Entscheidungsstichwort (Thema)

Berücksichtigung des Versorgungsfreibetrags bei den kindergeldrechtlichen „Einkünften und Bezügen”. Kindergeld

 

Leitsatz (amtlich)

Soweit – nach § 19 Abs. 1 EStG steuerpflichtige – Versorgungsbezüge aufgrund des Versorgungsfreibetrags nach § 19 Abs. 2 EStG steuerfrei sind, ist der steuerfreie Betrag auch bei der Ermittlung der kindergeldrechtlichen Einkünfte und Bezüge nicht anzusetzen (gegen R 180e Abs. 2 Sätze 2 und 3 EStR und die Dienstanweisung zur Durchführung des steuerlichen Familienleistungsausgleichs, BStBl I 1998, 386, Tz. 63.4.2.3 Abs. 2, Ziff. 4 ff.)

 

Normenkette

EStG § 32 Abs. 4 S. 2; EStR R 180e Abs. 2 S. 2 Nr. 3, S. 3; EStG § 32 Abs. 4 S. 1 Nr. 2 Buchst. a, § 19 Abs. 1-2

 

Nachgehend

BFH (Urteil vom 24.10.2000; Aktenzeichen VI R 109/99)

 

Tenor

Der Bescheid des Beklagten vom 10.9.1997 und seine Einspruchsentscheidung vom 22.12.1997 werden bezüglich des Kindergeldes aufgehoben.

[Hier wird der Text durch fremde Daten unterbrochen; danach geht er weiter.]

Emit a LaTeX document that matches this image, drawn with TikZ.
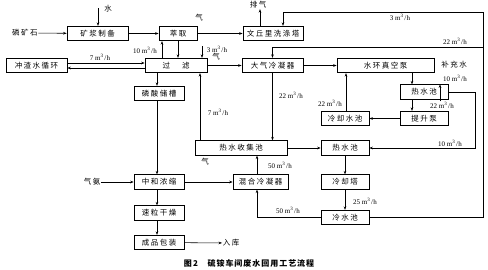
\documentclass[tikz,border=0pt]{standalone}
\usepackage{fontspec}
\setmainfont{Liberation Serif}
\newfontfamily\cjk[LetterSpace=20]{Noto Sans CJK SC}
\newfontfamily\cjkcap[LetterSpace=12]{Noto Sans CJK SC}
\usetikzlibrary{arrows.meta,calc}
\newcommand\mh[1]{#1\ m\textsuperscript{3}\kern0.6pt/\kern0.3pt h}
\begin{document}
\begin{tikzpicture}[x=1pt,y=-1pt,
  box/.style={draw, line width=0.7pt, inner sep=0pt, minimum height=14.5pt, font=\cjk\fontsize{7.5}{9}\selectfont},
  lbl/.style={font=\cjk\fontsize{7.5}{9}\selectfont, inner sep=0.5pt},
  flw/.style={font=\fontsize{7}{8}\selectfont, inner sep=0.5pt},
  arr/.style={line width=0.55pt, -{Stealth[length=3.5pt,width=2.6pt]}}]
\fill[white] (0,0) rectangle (488,269);
\useasboundingbox (0,0) rectangle (488,269);
% boxes
\node[box, minimum width=61pt] (kj) at (97.5,33.5) {矿浆制备};
\node[box, minimum width=38pt] (cq) at (178,33.5) {萃取};
\node[box, minimum width=60pt] (wq) at (273,33.5) {文丘里洗涤塔};
\node[box, minimum width=61pt] (czs) at (36.5,65.5) {冲渣水循环};
\node[box, minimum width=62pt] (gl) at (176,65.5) {过\hspace{1.6em}滤};
\node[box, minimum width=61pt] (dq) at (272.5,65.5) {大气冷凝器};
\node[box, minimum width=97pt] (shk) at (385.5,65.5) {水环真空泵};
\node[box, minimum width=48pt] (rsc1) at (424,92) {热水池};
\node[box, minimum width=48pt] (tsb) at (424,118.5) {提升泵};
\node[box, minimum width=48pt] (lqs) at (345,118.5) {冷却水池};
\node[box, minimum width=50pt] (lscc) at (159,93.5) {磷酸储槽};
\node[box, minimum width=92pt] (rsj) at (241,148) {热水收集池};
\node[box, minimum width=48pt] (rsc2) at (345,148) {热水池};
\node[box, minimum width=50pt] (zh) at (159,182) {中和浓缩};
\node[box, minimum width=55pt] (hh) at (260.5,182) {混合冷凝器};
\node[box, minimum width=48pt] (lqt) at (345,182) {冷却塔};
\node[box, minimum width=50pt] (sl) at (159,213) {速粒干燥};
\node[box, minimum width=50pt] (cp) at (159,242.5) {成品包装};
\node[box, minimum width=48pt] (ls) at (345,217.5) {冷水池};
% free texts
\node[lbl] (ore) at (25,33) {磷矿石};
\node[lbl] (water) at (108,9) {水};
\node[lbl] (nh3) at (92,182) {气氨};
\node[lbl] (rk) at (231,243) {入库};
\node[lbl] (pq) at (258,5) {排气};
\node[lbl] (bcs) at (454,65) {补充水};
\node[lbl] (g1) at (199,18) {气};
\node[lbl] (g2) at (216,57) {气};
\node[lbl] (g3) at (205,162) {气};
% coordinates
\coordinate (wtop) at (98,8);
\coordinate (p1) at ([xshift=-14pt]gl.north);
\coordinate (p3) at (202,46);
\coordinate (p11) at ([xshift=-2pt]lscc.north);
\coordinate (p13) at ([xshift=-41pt]rsj.north);
\coordinate (p16) at ([xshift=-12pt]rsc1.north);
\coordinate (p17) at ([xshift=16pt]rsc1.north);
\coordinate (p20) at ([xshift=1pt]lqs.north);
\coordinate (xr) at (475,0);
\coordinate (xo) at (483,0);
\coordinate (ytop) at (0,12);
\coordinate (y22) at (0,47);
\coordinate (xh) at ([xshift=-3.5pt]hh.south);
\coordinate (wtx) at ([xshift=10pt]wq.north);
\coordinate (pqs) at ([xshift=-13pt]wq.north);
% connectors
\draw[arr] (ore) -- (kj);
\draw[arr] (wtop) -- (wtop |- kj.north);
\draw[arr] (kj) -- (cq);
\draw[arr] (cq) -- (wq);
\draw[arr] (cq.south) -- (cq.south |- gl.north);
\draw[arr] (p1) -- (p1 |- cq.south);
\node[flw] at (145,50) {\mh{10}};
\draw[arr] (p3) -- (p3 |- gl.north);
\node[flw] at (217,49) {\mh{3}};
\draw[arr] ([yshift=2.5pt]czs.east) -- ([yshift=2.5pt]gl.west);
\draw[arr] ([yshift=-2.5pt]gl.west) -- ([yshift=-2.5pt]czs.east);
\node[flw] at (100,57) {\mh{7}};
\draw[arr] (gl) -- (dq);
\draw[arr] (p11 |- gl.south) -- (p11);
\draw[arr] (p11 |- lscc.south) -- (p11 |- zh.north);
\draw[arr] (p13) -- (p13 |- gl.south);
\node[flw] at (218,112) {\mh{7}};
\draw[arr] (dq.south) -- (dq.south |- rsj.north);
\node[flw] at (291,95) {\mh{22}};
\draw[arr] (dq) -- (shk);
\draw[arr] (p16 |- shk.south) -- (p16);
\draw[arr] ([yshift=-17pt]p17) -- (p17);
\node[flw] at (455,78) {\mh{10}};
\draw[arr] (p16 |- rsc1.south) -- (p16 |- tsb.north);
\node[flw] at (442,105) {\mh{22}};
\draw[arr] (tsb) -- (lqs);
\draw[arr] (p20) -- (p20 |- shk.south);
\node[flw] at (330,103) {\mh{22}};
\draw[arr] (rsj) -- (rsc2);
\draw[arr] (rsc1.east) -- (rsc1.east -| xr) -- (rsc2.east -| xr) -- (rsc2.east);
\node[flw] at (450,143) {\mh{10}};
\draw[arr] (rsc2) -- (lqt);
\draw[arr] (lqt) -- (ls);
\node[flw] at (365,201) {\mh{25}};
\draw[arr] (ls.west) -- (ls.west -| xh) -- (xh);
\node[flw] at (288,210) {\mh{50}};
\draw[arr] (xh |- hh.north) -- (xh |- rsj.south);
\node[flw] at (280,165) {\mh{50}};
\draw[arr] (zh) -- (hh);
\draw[arr] (nh3) -- (zh);
\draw[arr] (p11 |- zh.south) -- (p11 |- sl.north);
\draw[arr] (p11 |- sl.south) -- (p11 |- cp.north);
\draw[arr] (cp) -- (rk);
\draw[arr] (ls.east) -- (ls.east -| xo) -- (xo |- ytop) -- (wtx |- ytop) -- (wtx);
\draw[arr] (xo |- y22) -- (dq.north |- y22) -- (dq.north);
\node[flw] at (400,17) {\mh{3}};
\node[flw] at (455,41) {\mh{22}};
\draw[arr] (pqs) -- (pqs |- pq.south);
% caption
\node[font=\cjkcap\bfseries\fontsize{8}{10}\selectfont, inner sep=0pt] (cap) at (249,263) {图\,2\hspace{1.2em}硫铵车间废水回用工艺流程};
\end{tikzpicture}
\end{document}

Der Beklagte trägt die Kosten des Verfahrens.

Die Revision wird zugelassen.

 

Tatbestand

Die Beteiligten streiten über die Berechtigung der Klägerin zum Bezug von Kindergeld ab dem 01.01.1997 für ihren im Jahre 01 geborenen Sohn xyz, der ab dem Wintersemester 1996/97 an der Universität – Gesamthochschule – der Stadt X studierte.

Der Sohn der Klägerin erhielt im Jahre 1997 Versorgungsbezüge in Form eines Waisengeldes in Höhe von 11.021,19 DM; daneben erzielte er Einkünfte aus nichtselbständiger Arbeit in Höhe von 5.331,81 DM.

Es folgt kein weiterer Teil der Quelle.